Kingswood <- read.table("", sep="\t", header=TRUE)

You will need to look at the Codebook to understand the meaning of the variable names and what they are measuring. But know that the HOUSE variable identifies the treatment condition. The class 2 corresponds to the comparison group and the class 3 corresponds to the experimental group. Notice however that this is an integer vector, so you will need to redefine it as a factor in order to be able to use it in your tests.

BEWARE: if you do not pay close attention to the codebook there is a very good chance you will get the wrong answers below. Exploring the data beforehand can also help you to identify things you may have to do before running your hypothesis test.

  1. Is there a relationship between the experimental treatment and number of court appearances after release? Discuss.

  2. Is there a relationship between the experimental treatment and the seriousness score of the first offence after release? Discuss.

  3. Consider now whether including the third site in the study (House 1) allows us to see any differences in recidivism using the two outcome measaures used so far. Discuss.

  4. Is there a relationship between criminal record of parents and number of court appearances after release? Discuss.

Week 5: Assessing the relationship across factors

You need to use the data (BCS0708) we have been using so far for illustrations. I want you to examine the relationship that exist:

-between victimisation and gender, a dichotomous nomimal measure, for which I will expect you to compute the odds ratio

-between being employed (work) and respondent’s understanding of the causes of crime (causem)

-between victimisation and perceptions around the evolution of crime trends (crimerat)

Discuss and aim to interpret your findings in a way that is consistent with theory and common sense.

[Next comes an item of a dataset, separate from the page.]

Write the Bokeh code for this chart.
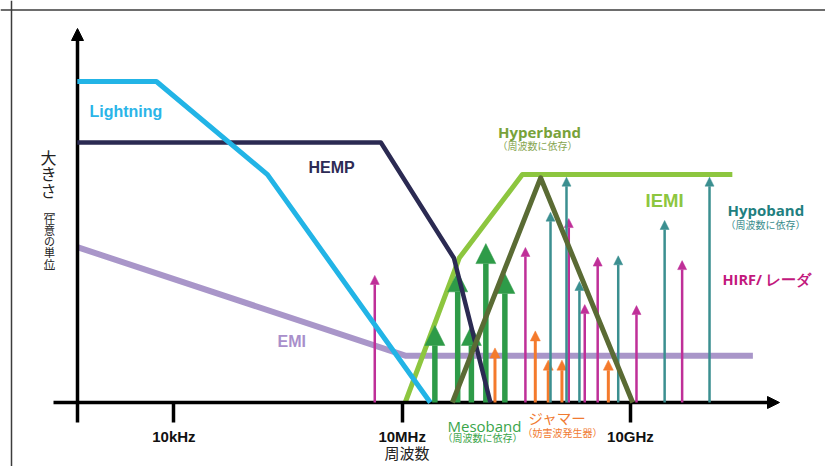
from bokeh.plotting import figure
from bokeh.models import (Range1d, LinearAxis, FixedTicker, Arrow, NormalHead,
                          ColumnDataSource, Label, Span)
from bokeh.embed import file_html
from bokeh.resources import INLINE

# ---------------- data (x: log10 frequency [Hz], y: magnitude, arbitrary units) -------------
tick_pos = [4, 7, 10]
tick_labels = ["10kHz", "10MHz", "10GHz"]

lightning_x = [2.73, 3.77, 5.23, 7.37]
lightning_y = [100, 100, 71, 0]

hemp_x = [2.73, 6.72, 7.68, 8.16]
hemp_y = [81, 81, 45, 0]

emi_x = [2.73, 7.04, 11.61]
emi_y = [48.4, 14.6, 14.6]

iemi_x = [7.04, 7.75, 8.58, 11.34]
iemi_y = [0, 45, 71, 71]

hyper_x = [7.66, 8.82, 10.03]
hyper_y = [0, 70, 0]

meso_x = [7.43, 7.73, 7.91, 8.10, 8.35]
meso_y = [24.0, 40.7, 24.0, 49.5, 40.2]

jammer_x = [8.22, 8.75, 8.92, 9.10, 9.71]
jammer_y = [17.0, 22.3, 13.2, 13.2, 13.2]

hirf_x = [6.64, 8.62, 9.19, 9.40, 9.57, 10.08, 10.68]
hirf_y = [39.6, 48.3, 57.3, 30.5, 45.3, 30.2, 44.2]

hypo_x = [8.95, 9.16, 9.33, 9.84, 10.45, 11.04]
hypo_y = [59.3, 70.2, 37.7, 45.7, 56.7, 70.2]


# ---------------- layout helpers (picture pixel -> data) ----------------
def X(px):
    return (px + 130.9) / 76.08


def Y(py):
    return (402 - py) / 3.21


p = figure(width=825, height=466,
           x_range=Range1d(X(0), X(825)), y_range=Range1d(Y(466), Y(0)),
           x_axis_location=None, y_axis_location=None,
           toolbar_location=None, output_backend="svg",
           min_border=0, outline_line_color=None,
           background_fill_color="white", border_fill_color="white")
p.grid.visible = False

# border of the original picture
p.add_layout(Span(location=Y(9.5), dimension="width", line_color="#3c3c3c", line_width=1.5))
p.add_layout(Span(location=X(11), dimension="height", line_color="#3c3c3c", line_width=1.5))

# axes
xaxis = LinearAxis(fixed_location=0, ticker=FixedTicker(ticks=tick_pos),
                   major_label_overrides={t: l for t, l in zip(tick_pos, tick_labels)},
                   bounds=(X(53), X(770)), axis_line_width=3.5, axis_line_color="black",
                   major_tick_in=0, major_tick_out=20, major_tick_line_width=3.5,
                   major_tick_line_color="black", minor_tick_line_color=None,
                   major_label_text_font="Liberation Sans", major_label_text_font_style="bold",
                   major_label_text_font_size="15px", major_label_standoff=5,
                   major_label_text_color="#111111")
p.add_layout(xaxis, "below")

yaxis = LinearAxis(fixed_location=X(77), ticker=FixedTicker(ticks=[]),
                   bounds=(Y(422), Y(36)), axis_line_width=3.5, axis_line_color="black",
                   major_tick_line_color=None, minor_tick_line_color=None,
                   major_label_text_font_size="0px")
p.add_layout(yaxis, "left")

p.add_layout(Arrow(end=NormalHead(size=12, fill_color="black", line_color="black", line_width=1),
                   x_start=X(762), y_start=0, x_end=X(779), y_end=0, line_alpha=0))
p.add_layout(Arrow(end=NormalHead(size=12, fill_color="black", line_color="black", line_width=1),
                   x_start=X(77), y_start=Y(45), x_end=X(77), y_end=Y(28), line_alpha=0))

# lines under the arrows
p.line(emi_x, emi_y, line_color="#a996c9", line_width=6, line_join="round")
p.line(iemi_x, iemi_y, line_color="#8dc63f", line_width=5, line_join="round")


def arrows(xs, ys, color, width, head):
    src = ColumnDataSource(dict(x0=xs, y0=[0] * len(xs), x1=xs, y1=ys))
    p.add_layout(Arrow(source=src, x_start="x0", y_start="y0", x_end="x1", y_end="y1",
                       line_color=color, line_width=width,
                       end=NormalHead(size=head, fill_color=color, line_color=color, line_width=0.5)))


arrows(jammer_x, jammer_y, "#f47a2c", 3, 10)
arrows(hirf_x, hirf_y, "#bf2f98", 2.5, 9)
arrows(hypo_x, hypo_y, "#3b8f90", 2.5, 9)
arrows(meso_x, meso_y, "#2e9b48", 5.5, 20)

# lines over the arrows
p.line(hemp_x, hemp_y, line_color="#2b2a52", line_width=4.5, line_join="round", level="overlay")
p.line(lightning_x, lightning_y, line_color="#22b4e6", line_width=5, line_join="round", level="overlay")
p.line(hyper_x, hyper_y, line_color="#5a6b34", line_width=5, line_join="round", level="overlay")


def lab(text, px, py, color, size, font="Liberation Sans", style="bold",
        align="left", baseline="alphabetic"):
    p.add_layout(Label(x=X(px), y=Y(py), text=text, text_color=color,
                       text_font_size=f"{size}px", text_font=font, text_font_style=style,
                       text_align=align, text_baseline=baseline, level="overlay"))


JP = "Noto Sans CJK JP"
lab("Lightning", 89, 110.5, "#2bb5e8", 16)
lab("HEMP", 308, 167.3, "#2d2b55", 16)
lab("EMI", 277, 341, "#a98fcb", 16)
lab("IEMI", 645, 200, "#8dc63f", 18.5)
lab("Hyperband", 539, 131, "#78a23a", 15, font="Open Sans", align="center")
lab("（周波数に依存）", 537, 145, "#86a550", 10, font=JP, style="normal", align="center")
lab("Hypoband", 727, 209, "#1f8080", 15, font="Open Sans")
lab("（周波数に依存）", 765, 224, "#3a8c8c", 10, font=JP, style="normal", align="center")
lab("HIRF/ レーダ", 722, 279.3, "#c2187d", 14.5, font="Open Sans")
lab("Mesoband", 447, 425, "#3aa54a", 15, font="Open Sans", style="normal")
lab("（周波数に依存）", 482, 437.3, "#3aa54a", 10, font=JP, style="normal", align="center")
lab("ジャマー", 528, 417, "#f07b32", 14.5, font=JP, style="normal")
lab("（妨害波発生器）", 562, 431.7, "#f07b32", 10, font=JP, style="normal", align="center")
lab("周波数", 406.5, 441, "#222222", 15, font=JP, style="normal", align="center", baseline="top")

# vertical (tategaki) y-axis title, one character per label
for ch, cy in zip("大きさ", [156, 172.5, 189.5]):
    lab(ch, 48, cy, "#222222", 16, font=JP, style="normal", align="center", baseline="middle")
for ch, cy in zip("﹇任意の単位﹈", [209, 218, 229, 240, 251.5, 263, 271]):
    lab(ch, 49, cy, "#222222", 11, font=JP, style="normal", align="center", baseline="middle")

open("out.html", "w").write(file_html(p, INLINE))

Week 6: Regression (due 8th December)

Part 1

For this first exercise we use data made available by StatSci.Org, an Australian organisation that among other things, makes it easy to access teaching datasets. Please download the data from here.

Description of the data

Criminologists are interested in the effect of punishment regimes on crime rates. This has been studied using aggregate data on 47 states of the USA for 1960. The data set contains the following columns:

Variable Description

M       percentage of males aged 14-24 in total state population 
So      indicator variable for a southern state 
Ed      mean years of schooling of the population aged 25 years or over 
Po1         per capita expenditure on police protection in 1960 
Po2         per capita expenditure on police protection in 1959 
LF      labour force participation rate of civilian urban males in the age-group 14-24 
M.F         number of males per 100 females 
Pop         state population in 1960 in hundred thousands 
NW      percentage of nonwhites in the population 
U1      unemployment rate of urban males 14-24 
U2      unemployment rate of urban males 35-39 
Wealth      wealth: median value of transferable assets or family income 
Ineq        income inequality: percentage of families earning below half the median income 
Prob        probability of imprisonment: ratio of number of commitments to number of offenses 
Time        average time in months served by offenders in state prisons before their first release 
Crime       crime rate: number of offenses per 100,000 population in 1960 

Source Ehrlich, I. (1973) Participation in illegitimate activities: a theoretical and empirical investigation. Journal of Political Economy 81, 521-565.

  1. You need to select 4 different explanatory variables to model crime with this observational dataset. You need to use common sense and technical knowledge in making your selection.

  2. You need to fit the model, diagnose it, introduce any corrections to it you think are needed, interpret it and discuss it.

Part 2

Use the BCS0708 dataset.

  1. Select 4 variables as explanatory inputs in a model oriented to predict victimisation. There’s a limited choice of variables, so your model won’t be great.

  2. You need to fit the model, diagnose it, introduce any corrections to it you think are needed, interpret it and discuss it.